Croire, ne pas croire et le défi à la raison
Voici deux exercices. Vous ne devriez pas vous y livrer mais simplement les imaginer car il est très peu probable que vous réussissiez à les réaliser.
D’une part, voici que l’on vous propose de peindre un splendide paysage, avec ses montagnes, ses forêts et la lumière du soleil vernal sous les arbres. Pour ce faire, vous devez tracer chacune de vos lignes au hasard et colorer les coins de votre dessin comme viennent les couleurs dans votre main.
D’autre part, voilà que l’on vous suggère de composer un merveilleux poème dont les vers raviront les oreilles et les cœurs. Là encore, vous devrez vous abandonner au hasard et vous contenter de placer des mots à la suite des autres au gré de ce que vous indique un tirage au sort.
Echouer à l’un ou l’autre de ces deux exercices ne contient aucun des éléments de la honte. Renoncer avant même d’avoir essayé n’est pas une lâcheté mais au contraire, une sagesse. Vouloir à tout prix y parvenir ne pourrait être que le fruit, soit d’une irrationalité profonde, soit d’une certaine dose d’orgueil, bien qu’il soit en réalité probable que ces deux raisons se cumulent.
Si ces exercices sont aussi difficiles, c’est parce qu’ils imposent le respect de deux règles qui s’interdisent mutuellement : rechercher l’harmonie du dessin ou du poème d’une part, laisser leur réalisation au seul soin du hasard d’autre part.
En effet, le hasard ne pourra pas faire l’harmonie à votre place. Il n’en est pas capable. Vous ne parviendrez à dessiner votre montagne et à en réciter les beautés que si vous choisissez le sens de vos traits et l’enchaînement de vos vers.
Ces exemples permettent de comprendre que l’harmonie, où qu’elle puisse se rencontrer, n’a pu être que voulue et recherchée. Ce qui est harmonieux est nécessairement désiré car là où aucune volonté n’existe, seul le hasard demeure et il ne peut créer l’harmonie.

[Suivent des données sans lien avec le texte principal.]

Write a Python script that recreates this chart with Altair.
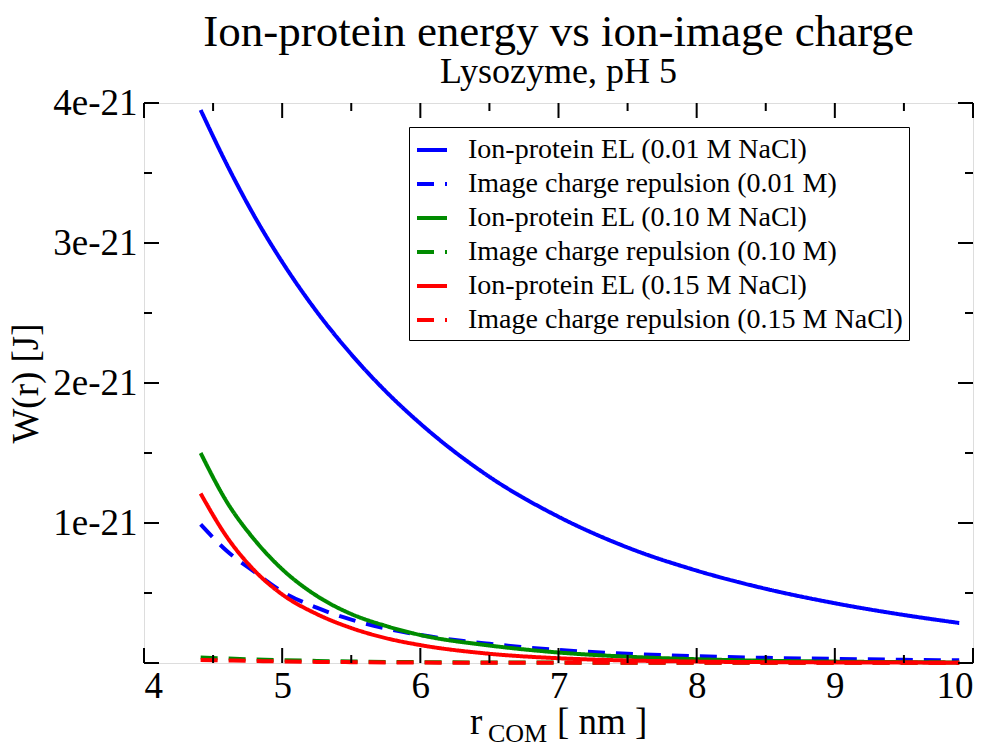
import altair as alt
import pandas as pd

# ---- data (W in units of 1e-21 J) ----
r_nm = [4.41, 4.6, 4.8, 5.0, 5.25, 5.5, 5.75, 6.0, 6.5, 7.0, 7.5, 8.0, 8.5, 9.0, 9.5, 9.9]
el_001 = [3.95, 3.56, 3.19, 2.865, 2.51, 2.205, 1.94, 1.71, 1.33, 1.045, 0.825, 0.66, 0.53, 0.427, 0.343, 0.286]
img_001 = [0.99, 0.80, 0.65, 0.51, 0.395, 0.31, 0.247, 0.20, 0.137, 0.093, 0.066, 0.048, 0.037, 0.029, 0.023, 0.019]
el_010 = [1.50, 1.15, 0.88, 0.67, 0.48, 0.35, 0.265, 0.20, 0.125, 0.075, 0.045, 0.027, 0.016, 0.010, 0.006, 0.004]
img_010 = [0.040, 0.032, 0.025, 0.020, 0.015, 0.011, 0.008, 0.006, 0.004, 0.003, 0.002, 0.0015, 0.001, 0.001, 0.001, 0.001]
el_015 = [1.21, 0.90, 0.66, 0.49, 0.35, 0.25, 0.178, 0.128, 0.066, 0.034, 0.018, 0.010, 0.006, 0.004, 0.003, 0.002]
img_015 = [0.022, 0.018, 0.014, 0.011, 0.008, 0.006, 0.004, 0.003, 0.002, 0.0015, 0.001, 0.001, 0.001, 0.001, 0.001, 0.001]

series_names = [
    "Ion-protein EL (0.01 M NaCl)",
    "Image charge repulsion (0.01 M)",
    "Ion-protein EL (0.10 M NaCl)",
    "Image charge repulsion (0.10 M)",
    "Ion-protein EL (0.15 M NaCl)",
    "Image charge repulsion (0.15 M NaCl)",
]
series_values = [el_001, img_001, el_010, img_010, el_015, img_015]
series_colors = ["#0000ff", "#0000ff", "#008b00", "#008b00", "#ff0000", "#ff0000"]
series_dash = [[1, 0], [17, 11], [1, 0], [17, 11], [1, 0], [17, 11]]

x_major = [4, 5, 6, 7, 8, 9, 10]
x_minor = [4.5, 5.5, 6.5, 7.5, 8.5, 9.5]
y_major = [0, 1, 2, 3, 4]
y_minor = [0.5, 1.5, 2.5, 3.5]

title_text = "Ion-protein energy vs ion-image charge"
subtitle_text = "Lysozyme, pH 5"
y_title = "W(r) [J]"
x_title_parts = ["r", "COM", "[ nm ]"]

rows = []
for name, vals in zip(series_names, series_values):
    for r, w in zip(r_nm, vals):
        rows.append({"series": name, "r": r, "W": w})
df = pd.DataFrame(rows)

FONT = "Liberation Serif"
W, H = 829, 560
xs = alt.Scale(domain=[4, 10], nice=False, zero=False)
ys = alt.Scale(domain=[0, 4], nice=False, zero=False)

x_axis = alt.Axis(values=x_major, format="d", labelFont=FONT, labelFontSize=37,
                  labelColor="black", ticks=False, tickSize=0, domain=False,
                  grid=False, labelPadding=5, title=None)
y_axis = alt.Axis(values=y_major, labelExpr="datum.value == 0 ? '' : datum.value + 'e-21'",
                  labelFont=FONT, labelFontSize=37, labelColor="black",
                  ticks=False, tickSize=0, domain=False, grid=False, labelPadding=7,
                  title=y_title, titleFont=FONT, titleFontSize=37, titleFontWeight="normal",
                  titleColor="black", titlePadding=7)

legend = alt.Legend(
    orient="none", legendX=265, legendY=24, title=None,
    labelFont=FONT, labelFontSize=28, labelColor="black", labelLimit=0,
    symbolType="stroke", symbolSize=900, symbolStrokeWidth=4,
    strokeColor="black", padding=6, rowPadding=3, labelOffset=19,
)

lines = alt.Chart(df).mark_line(strokeWidth=4, interpolate="monotone").encode(
    x=alt.X("r:Q", scale=xs, axis=x_axis),
    y=alt.Y("W:Q", scale=ys, axis=y_axis),
    color=alt.Color("series:N", scale=alt.Scale(domain=series_names, range=series_colors), legend=legend),
    strokeDash=alt.StrokeDash("series:N", scale=alt.Scale(domain=series_names, range=series_dash), legend=legend),
)

def tick_layer(vals, orient, length):
    if orient in ("bottom", "top"):
        d = pd.DataFrame({"r": vals})
        base = alt.Chart(d).mark_rule(color="black", strokeWidth=2)
        xe = alt.X("r:Q", scale=xs, axis=x_axis)
        if orient == "bottom":
            return base.encode(x=xe, y=alt.value(H), y2=alt.value(H - length))
        return base.encode(x=xe, y=alt.value(0), y2=alt.value(length))
    d = pd.DataFrame({"W": vals})
    base = alt.Chart(d).mark_rule(color="black", strokeWidth=2)
    ye = alt.Y("W:Q", scale=ys, axis=y_axis)
    if orient == "left":
        return base.encode(y=ye, x=alt.value(0), x2=alt.value(length))
    return base.encode(y=ye, x=alt.value(W), x2=alt.value(W - length))

ticks = []
for o in ["bottom", "top"]:
    ticks.append(tick_layer(x_major, o, 15))
    ticks.append(tick_layer(x_minor, o, 8))
for o in ["left", "right"]:
    ticks.append(tick_layer(y_major, o, 15))
    ticks.append(tick_layer(y_minor, o, 8))

tdf = pd.DataFrame({"t": x_title_parts})
xt_r = alt.Chart(tdf).transform_filter(alt.datum.t == x_title_parts[0]).mark_text(
    font=FONT, fontSize=37, align="left", baseline="alphabetic", color="black"
).encode(text="t:N", x=alt.value(326), y=alt.value(631))
xt_sub = alt.Chart(tdf).transform_filter(alt.datum.t == x_title_parts[1]).mark_text(
    font=FONT, fontSize=26, align="left", baseline="alphabetic", color="black"
).encode(text="t:N", x=alt.value(344), y=alt.value(639))
xt_unit = alt.Chart(tdf).transform_filter(alt.datum.t == x_title_parts[2]).mark_text(
    font=FONT, fontSize=37, align="left", baseline="alphabetic", color="black"
).encode(text="t:N", x=alt.value(413), y=alt.value(631))

chart = alt.layer(lines, *ticks, xt_r, xt_sub, xt_unit).properties(
    width=W, height=H,
    title=alt.TitleParams(text=title_text, subtitle=subtitle_text, font=FONT, fontSize=45,
                          fontWeight="normal", color="black", subtitleFont=FONT,
                          subtitleFontSize=36, subtitleColor="black", anchor="middle",
                          frame="group", offset=-6, subtitlePadding=0),
    autosize=alt.AutoSizeParams(type="none"),
    padding={"left": 144, "top": 103, "right": 21, "bottom": 84},
).configure_view(stroke="black", strokeWidth=2).configure_legend(strokeWidth=2).configure(
    background="white", font=FONT)

chart.save("out.html", embed_options={"renderer": "svg", "actions": False})
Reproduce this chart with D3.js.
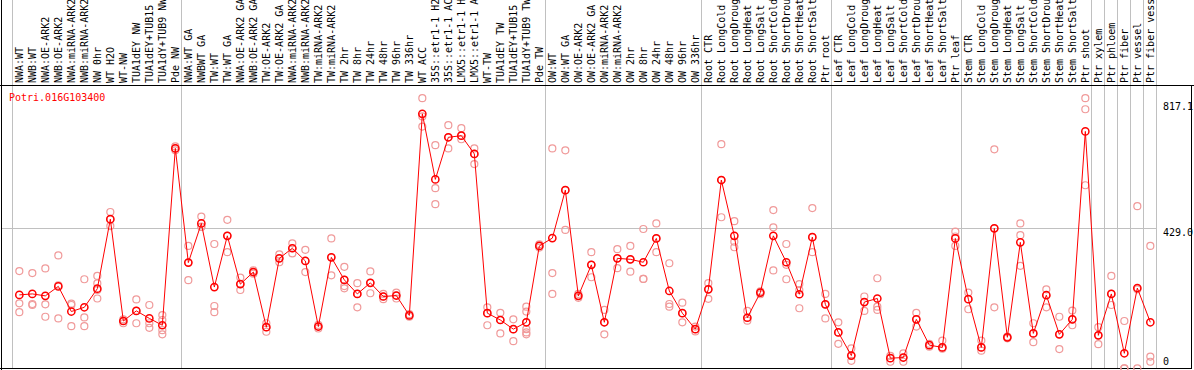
<!DOCTYPE html>
<html>
<head>
<meta charset="utf-8">
<script src="https://cdn.jsdelivr.net/npm/d3@7"></script>
<style>
  body { margin: 0; background: #fff; }
  svg { display: block; }
  text { font-family: "DejaVu Sans Mono", monospace; font-size: 10px; }
</style>
</head>
<body>
<svg id="chart" width="1194" height="370"></svg>
<script>
var gene = "Potri.016G103400";

var labels = ["NWA:WT","NWB:WT","NWA:OE-ARK2","NWB:OE-ARK2","NWA:miRNA-ARK2","NWB:miRNA-ARK2",
  "NW 0hr","WT H2O","WT-NW","TUA1dEY NW","TUA1dEY+TUB15 NW","TUA1dY+TUB9 NW","Pde NW",
  "NWA:WT GA","NWBWT GA","TW:WT","TW:WT GA","NWA:OE-ARK2 GA","NWB:OE-ARK2 GA","TW:OE-ARK2",
  "TW:OE-ARK2 GA","NWA:miRNA-ARK2 GA","NWB:miRNA-ARK2 GA","TW:miRNA-ARK2","TW:miRNA-ARK2 GA",
  "TW 2hr","TW 8hr","TW 24hr","TW 48hr","TW 96hr","TW 336hr","WT ACC",
  "35S::etr1-1 H2O","35S::etr1-1 ACC","LMX5::etr1-1 H2O","LMX5::etr1-1 ACC",
  "WT-TW","TUA1dEY TW","TUA1dEY+TUB15 TW","TUA1dY+TUB9 TW","Pde TW",
  "OW:WT","OW:WT GA","OW:OE-ARK2","OW:OE-ARK2 GA","OW:miRNA-ARK2","OW:miRNA-ARK2 GA",
  "OW 2hr","OW 8hr","OW 24hr","OW 48hr","OW 96hr","OW 336hr",
  "Root CTR","Root LongCold","Root LongDrought","Root LongHeat","Root LongSalt",
  "Root ShortCold","Root ShortDrought","Root ShortHeat","Root ShortSalt","Ptr root",
  "Leaf CTR","Leaf LongCold","Leaf LongDrought","Leaf LongHeat","Leaf LongSalt",
  "Leaf ShortCold","Leaf ShortDrought","Leaf ShortHeat","Leaf ShortSalt","Ptr leaf",
  "Stem CTR","Stem LongCold","Stem LongDrought","Stem LongHeat","Stem LongSalt",
  "Stem ShortCold","Stem ShortDrought","Stem ShortHeat","Stem ShortSalt","Ptr shoot",
  "Ptr xylem","Ptr phloem","Ptr fiber","Ptr vessel","Ptr fiber vessel"];

// mean expression per sample
var means = [225,228,222,251,174,187,244,457,145,176,153,132,674,
  324,444,249,406,258,295,126,337,368,329,128,340,
  271,228,262,220,223,162,780,579,708,713,657,
  169,148,120,141,375,
  399,546,222,317,141,337,334,325,398,237,169,120,
  242,577,406,155,232,406,325,227,402,196,
  110,39,203,214,31,33,150,71,64,398,
  212,64,429,95,386,107,224,104,150,726,
  101,228,46,246,141];

// replicate values per sample
var reps = [[298,199,172],[292,197,194],[306,196,158],[346,254,153],[194,198,129],[273,156,129],
  [283,260,240,214],[479,456,436],[150,145,138],[211,176,138],[194,138,124],[163,148,117,104],[668,674,680],
  [375,324,270],[465,434,433],[381,191,172],[455,406,356],[278,258,240],[290,295,300],[138,126,112],
  [349,337,325],[383,368,352],[363,329,295],[122,128,133],[398,340,285],
  [311,271,252,245],[261,228,187],[297,262,230],[228,220,212],[232,223,214],[158,162,166],[828,772,741],
  [684,552,503],[745,708,674],[736,713,702],[674,657,626],
  [187,169,132],[170,148,107],[150,120,83],[189,174,141,120,110,104],[370,375,380],
  [674,292,228],[668,546,424],[216,222,228],[356,317,279],[179,141,104],[365,337,307],
  [375,334,296],[427,274,274],[444,398,356],[322,197,189],[201,169,141],[128,120,113],
  [261,242,213],[687,577,463],[451,388,371],[176,155,146],[236,232,227],[485,432,300],
  [381,317,273],[258,240,184],[491,402,356],[228,196,153],
  [141,110,75],[61,39,23],[220,203,176],[276,189,179],[38,31,20],[46,33,20],
  [170,150,128],[75,71,66],[85,64,60],[419,404,375],
  [232,212,181],[85,64,54],[671,429,187],[97,95,92],[444,408,314],[138,107,80],
  [242,224,187],[158,104,59],[177,150,132],[828,794,561],
  [126,101,74],[283,228,194],[145,0,0],[497,242,0],[375,36,20]];

// first sample index of each group (separator lines)
var groupStarts = [0,13,41,53,63,73,83,84,85,86,87];
var yTicks = [817.1, 429.0, 0];

var svg = d3.select("#chart");
var W = 1194, H = 370;
var headerBottom = 85.5, plotBottom = 368.5;

var x = d3.scaleLinear().domain([0, labels.length - 1]).range([19.33, 1150.33]);
var y = d3.scaleLinear().domain([0, 817.1]).range([368.3, 101.7]);

// group separators
var sepX = groupStarts.map(function(i){ return Math.round(x(i) - 7.7) + 0.5; });
sepX.push(Math.round(x(labels.length - 1) + 5.3) + 0.5);
svg.append("g").selectAll("line").data(sepX).enter().append("line")
  .attr("x1", function(d){ return d; }).attr("x2", function(d){ return d; })
  .attr("y1", 0).attr("y2", plotBottom)
  .attr("stroke", "#c0c0c0").attr("stroke-width", 1);

// horizontal grid at middle tick
svg.append("line")
  .attr("x1", 2).attr("x2", sepX[sepX.length - 1])
  .attr("y1", Math.round(y(429)) + 0.5).attr("y2", Math.round(y(429)) + 0.5)
  .attr("stroke", "#c0c0c0").attr("stroke-width", 1);

// frame
svg.append("line").attr("x1", 0).attr("x2", W).attr("y1", headerBottom).attr("y2", headerBottom)
  .attr("stroke", "#000").attr("stroke-width", 1);
svg.append("line").attr("x1", 0).attr("x2", 1192).attr("y1", plotBottom).attr("y2", plotBottom)
  .attr("stroke", "#000").attr("stroke-width", 1);
svg.append("line").attr("x1", 1.5).attr("x2", 1.5).attr("y1", 0).attr("y2", H)
  .attr("stroke", "#000").attr("stroke-width", 1);
svg.append("line").attr("x1", 1191.5).attr("x2", 1191.5).attr("y1", headerBottom).attr("y2", plotBottom)
  .attr("stroke", "#000").attr("stroke-width", 1);

// sample labels (rotated)
svg.append("g").selectAll("text").data(labels).enter().append("text")
  .attr("transform", function(d, i){ return "translate(" + (x(i) + 3.5) + ",83) rotate(-90)"; })
  .attr("fill", "#000")
  .text(function(d){ return d; });

// gene name
svg.append("text").attr("x", 9).attr("y", 101).attr("fill", "#ff0000").text(gene);

// right axis labels
svg.append("g").selectAll("text").data(yTicks).enter().append("text")
  .attr("x", 1163)
  .attr("y", function(d){ return d === 0 ? 365 : y(d) + 8; })
  .attr("fill", "#000")
  .text(function(d){ return d === 0 ? "0" : d.toFixed(1); });

// replicate points
var repPts = [];
reps.forEach(function(r, i){ r.forEach(function(v){ repPts.push([i, v]); }); });
svg.append("g").selectAll("circle").data(repPts).enter().append("circle")
  .attr("cx", function(d){ return x(d[0]); })
  .attr("cy", function(d){ return y(d[1]); })
  .attr("r", 3.5)
  .attr("fill", "none").attr("stroke", "#f09a9a").attr("stroke-width", 1.2);

// mean line
var line = d3.line().x(function(d, i){ return x(i); }).y(function(d){ return y(d); });
svg.append("path").datum(means).attr("d", line)
  .attr("fill", "none").attr("stroke", "#ff0000").attr("stroke-width", 1);

// mean markers
svg.append("g").selectAll("circle").data(means).enter().append("circle")
  .attr("cx", function(d, i){ return x(i); })
  .attr("cy", function(d){ return y(d); })
  .attr("r", 3.6)
  .attr("fill", "none").attr("stroke", "#ff0000").attr("stroke-width", 1.5);
</script>
</body>
</html>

Or, l’harmonie est partout autour de nous. Et cette harmonie, où qu’elle se trouve, dans la succession du jour et de la nuit, dans la rotation des astres, dans la guérison des maladies par leurs remèdes, dans la naissance de l’enfant par l’amour des parents, dans la régulation des espèces par le jeu de la chaîne alimentaire, dans l’air terrestre qui permet de respirer, etc., parce qu’elle est harmonie, parce que le hasard est insusceptible de l’engendrer, n’a pu être que désirée, calculée, entreprise.
Il est vrai que, parfois, le sort engendre de belles coïncidences – deux traits tracés au hasard paraîtront évoquer le sommet d’une montagne ; deux mots sembleront aller ensemble dans le poème- mais le terme « coïncidence » trahit déjà l’anormalité de cette situation. Ce ne sont que de rares coups de chance. Ils ne peuvent se répéter successivement et constamment. Par cette raison, dire que le hasard peut créer une harmonie aussi grande et complète que celle de notre monde, c’est défier avec une audace rare les lois des probabilités. C’est se convaincre que le hasard a accumulé sans faillir de prodigieux coups de chance. C’est là qu’est la véritable irrationalité, le véritable défi à la raison.
Le défi à la raison n’est donc pas dans la croyance en une volonté suprême et organisatrice. Il est tout au contraire dans la négation de cette volonté car le corolaire de cette négation est la croyance en une improbable victoire d’un hasard qui a additionné les coups de chance en déjouant avec une inconcevable (le mot est choisi à dessein) insolence les lois des probabilités.